# NAS Pensacola Alpha pier



## carnival3232 (Jun 24, 2012)

*FISHING ON ALPHA PIER*
*JULY 6TH-7TH *
*6AM-6PM*
 
*Donations Appreciated!*
​
*OPEN TO ACTIVE DUTY, RETIRED MILITARY AND DOD PERSONNEL*​*Rules*
vDonations accepted at Alpha Pier entrance
vKids must be supervised by an adult
vLicense required for 16 years old and up. 
vMUST BE WITHIN LEGAL CATCH IAW *FLORIDA WILDLIFE CONSERVATION.  You can keep what you catch.
vBring what you need; fishing pole, bait, coolers (for fish caught only), chairs, tents & umbrellas
vCASTING OR GILL NETS ARE PROHIBITED.
vPlease check-in with NASC Committee members when leaving and returning to the pier.
vNO ALCOHOL ALLOWED ON PIER.
vNo gutting of fish on the pier
vAll your trash must be cleaned up before you leave
vNo POV parking/driving on pier​


----------



## TailRazor (Apr 25, 2011)

Which organization is heading this one up?


----------



## J0nesi (Jun 22, 2011)

how come casting nets are not allowed?? do they not want them to get tangled on the pilings?? and what about coolers NOT for fish??


----------



## Cornflake789 (Oct 10, 2008)

Hell yeah!
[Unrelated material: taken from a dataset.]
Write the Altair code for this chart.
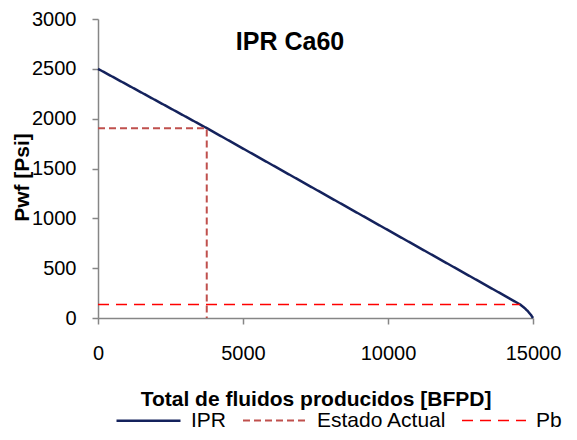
import altair as alt
import pandas as pd

# ---- data ----
ipr_q = [0, 3750, 14550, 14724, 14838, 14931, 15000]
ipr_p = [2500, 1905, 137, 97, 63, 30, 0]

actual_q = [0, 3750, 3750]
actual_p = [1905, 1905, 0]

pb_q = [0, 14550]
pb_p = [135, 135]

series_names = ["IPR", "Estado Actual", "Pb"]
series_colors = ["#14225C", "#C0504D", "#FF0000"]
series_dash = [[1, 0], [7, 4], [11, 7]]
series_width = [2.5, 1.5, 3]

x_ticks = [0, 5000, 10000, 15000]
y_ticks = [0, 500, 1000, 1500, 2000, 2500, 3000]

rows = []
for name, qs, ps in [("IPR", ipr_q, ipr_p), ("Estado Actual", actual_q, actual_p), ("Pb", pb_q, pb_p)]:
    for i, (q, p) in enumerate(zip(qs, ps)):
        rows.append({"series": name, "q": q, "p": p, "ord": i})
df = pd.DataFrame(rows)

FONT = "Liberation Sans"

lines = alt.Chart(df).mark_line().encode(
    x=alt.X("q:Q", scale=alt.Scale(domain=[0, 15000], nice=False),
            axis=alt.Axis(values=x_ticks, format="d", title="Total de fluidos producidos [BFPD]",
                          labelFlush=False, labelPadding=19, tickSize=6,
                          titleY=87, titleBaseline="alphabetic")),
    y=alt.Y("p:Q", scale=alt.Scale(domain=[0, 3000], nice=False),
            axis=alt.Axis(values=y_ticks, format="d", title="Pwf [Psi]", labelFlush=False,
                          labelPadding=16, tickSize=6,
                          titleX=-70, titleY=158, titleBaseline="alphabetic",
                          titleAngle=-90, titleAlign="center")),
    color=alt.Color("series:N", scale=alt.Scale(domain=series_names, range=series_colors),
                    legend=alt.Legend(title=None)),
    strokeDash=alt.StrokeDash("series:N", scale=alt.Scale(domain=series_names, range=series_dash),
                              legend=alt.Legend(title=None)),
    strokeWidth=alt.StrokeWidth("series:N", scale=alt.Scale(domain=series_names, range=series_width),
                                legend=alt.Legend(title=None)),
    detail="series:N",
    order="ord:Q",
)

title = alt.Chart(pd.DataFrame({"t": ["IPR Ca60"]})).mark_text(
    font=FONT, fontSize=25, fontWeight="bold", color="black", baseline="middle", align="center"
).encode(text="t:N", x=alt.value(192), y=alt.value(23))

chart = alt.layer(lines, title).properties(
    width=435, height=299,
    autosize=alt.AutoSizeParams(type="none"),
    padding={"left": 90, "top": 11, "right": 36, "bottom": 114},
).configure_view(stroke=None).configure_axis(
    grid=False,
    domainColor="#868686", domainWidth=1.5,
    tickColor="#868686", tickWidth=1.5,
    labelFont=FONT, labelFontSize=20, labelColor="black",
    titleFont=FONT, titleFontSize=21, titleFontWeight="bold", titleColor="black",
).configure_legend(
    orient="none", legendX=17, legendY=368, direction="horizontal",
    symbolType="stroke", symbolSize=4096, labelFont=FONT, labelFontSize=21,
    labelColor="black", columnPadding=12, labelOffset=9, labelLimit=300,
)

chart.save("out.html", embed_options={"renderer": "svg", "actions": False})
I'll see everybody out there!


----------



## Coin_Guy (Apr 1, 2013)

Coolers for Fish Only


----------



## longn9k (Nov 10, 2012)

*Pier openings*

The Alpha Pier is suppose to be open every weekend this month, and the donations are going towards this years Navy Ball.


----------



## RonA (Jul 8, 2012)

carnival3232 said:


> *FISHING ON ALPHA PIER*
> *JULY 6TH-7TH*
> *6AM-6PM*
> 
> ​


​ I am not familiar with the piers... where is Alfa pier in relation to the back gate? Thanks, Ron


----------



## KingCrab (Apr 29, 2012)

Its the dock most towards the east I guess is how you would say it. Besides where the Coast guard boat docks but its the closest to the beach by the east sea wall. Its easy to find. Near Port Opps but east of it a few hundred yards. Last dock, if this helps.


----------



## carnival3232 (Jun 24, 2012)

*Alpha pier*

First day of the pier being opened this weekend and of course it rained most of the time. A few stuck it out and the reward for some was grand. Here are a few pictures from today! A Jack, the big fish of the day weighed in at 23.5 pounds and a pig of a snapper he was 27 inches and 13 pounds. The range of species landed today were incredible! Perfect for the whole family. Pin fish for the children to monster sharks and jacks for the thrill seekers. Thanks to all that came out and supported us today hope to see you again tomorrow. :thumbup:


----------



## SaltFish (May 29, 2013)

carnival3232 said:


> First day of the pier being opened this weekend and of course it rained most of the time. A few stuck it out and the reward for some was grand. Here are a few pictures from today! A Jack, the big fish of the day weighed in at 23.5 pounds and a pig of a snapper he was 27 inches and 13 pounds. The range of species landed today were incredible! Perfect for the whole family. Pin fish for the children to monster sharks and jacks for the thrill seekers. Thanks to all that came out and supported us today hope to see you again tomorrow. :thumbup:


Nice Jack, and Snapper! I have REALY been needing a Jack lately... And I mean the fish:shifty:


----------